Avrupa’da yeni bir kriz riski var
Her ne kadar Rusya hükümetinin aralık sonunda aldığı önlemler ve ABD Merkez Bankası FED’in faiz artırımı için “sabır” göstereceği açıklamaları gelişmekte olan ülke piyasalarındaki yangını en azından kontrol altına alınmış gibi gösterse de, 2015 yılı hem Türkiye hem de diğer gelişmekte olan ülke ekonomileri için pek de kolay olmayacak gibi görünüyor. Petrol ve siyaset arenasında işlerin bu derece karmaşık olduğu bir dönemde, Nobel adayı da olan MIT’nin ekonomi profesörü Daron Acemoğlu’nın aralık ayı sonunda İstanbul’da bir konferansta yaptığı konuşmada, Avrupa’da yeni bir kriz ihtimalinin olası olduğunu söylemesi de adeta 2015’in ne kadar zorlu bir yıl olacağının habercisiydi. Avrupa’da bir kriz ihtimalinin sıfır olmadığını söyleyen Acemoğlu, dünya ekonomisinde birçok risk bulunduğuna dikkat çekti.  Rusya ve Ortadoğu’nun durumunun çok ciddi belirsizlik yarattığını kaydeden Acemoğlu, Avrupa’da bir kriz ihtimalinin Türkiye için hiç de iyi olmayacağını söylüyor. Aralık ayında 2.41 liraya kadar yükselen dolar, daha sonra hızlı bir şekilde yeniden 2.32’li seviyelere geldi.

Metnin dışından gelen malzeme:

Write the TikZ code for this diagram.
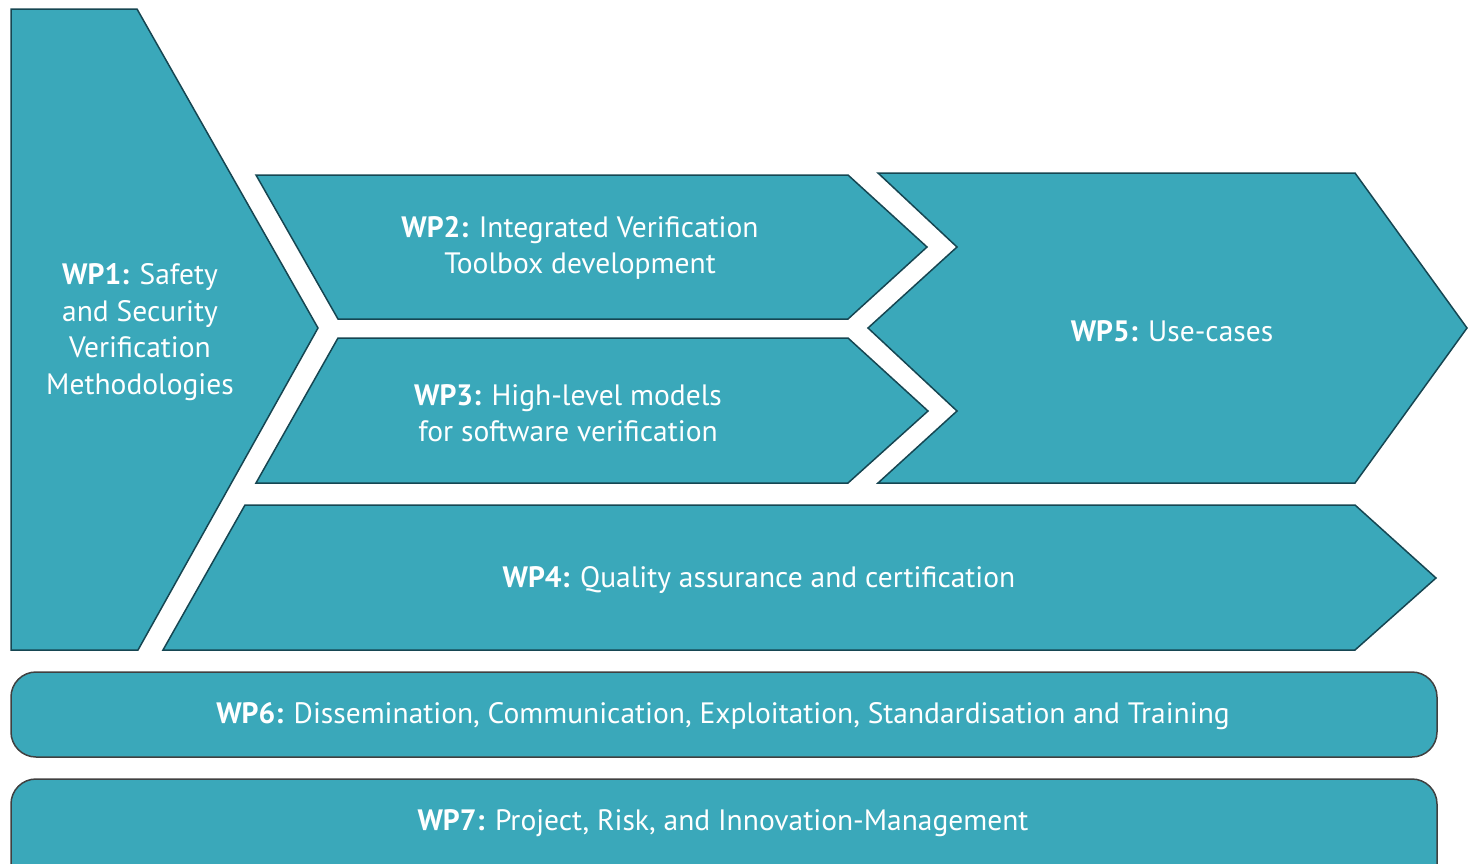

Ancak kurda yaşanan bu yüksek volatilite akıllara önemli bir riski getirdi.

“Türkiye reformları yapıp bağışıklık sistemini güçlendirmeli”
Petrol ve doğalgaz ithalatçısı olmasına ve genel makroekonomik tablosu gelişmekte olan birçok ekonomiye göre olumlu olmasına rağmen Rus Rublesi dışında en yüksek kayıp Türk Lirası’nda yaşandı. Fatih Keresteci, raporunda “Rus Gribi’nin” neden olduğu bulaşıcı etkinin, normalde olduğu üzere, bağışıklık sistemi zayıf, bünyesi pek de kuvvetli olmayanları daha fazla olumsuz etkilediğine dikkat çekiyor. “Bu noktada bağışıklık sistemindeki zayıflığın hem kısa hem de uzun vadeli nedenleri olabilir (ya da geçici ve kalıcı şeklinde ikiye ayırmak gerek)” diyen Keresteci’ye göre, öyle ya da böyle, AB üyelik sürecinde olması Türkiye’ye yabancı yatırımcı nezninde artı bir değer katıyor. Türkiye ekonomisinin uzun vadeli zayıflığının ardında ise yapısal reform ihtiyacının yer aldığını vurgulayan Keresteci’ye göre, kasım ayında açıklanan 25 ana maddeden oluşan reform paketinin ve aralık ortasında açıklanan bu paketin makro perspektifleri büyük önem taşıyor. Bu adımların ivedilikle hayata aktarılması gerektiğini savunan ekonomistler, Türkiye’nin “bağışıklık sistemini” kuvvetlendirmek adına başka bir opsiyonu olmadığının altını çiziyor. 2015 yılının birçok küresel ve jeopolitik riske açık olduğunu kaydeden uzmanlar, seçim yılı olması nedeniyle iç siyasi tansiyonun yükselebileceğini ve zor bir yılın bizleri beklediğini kaydediyor.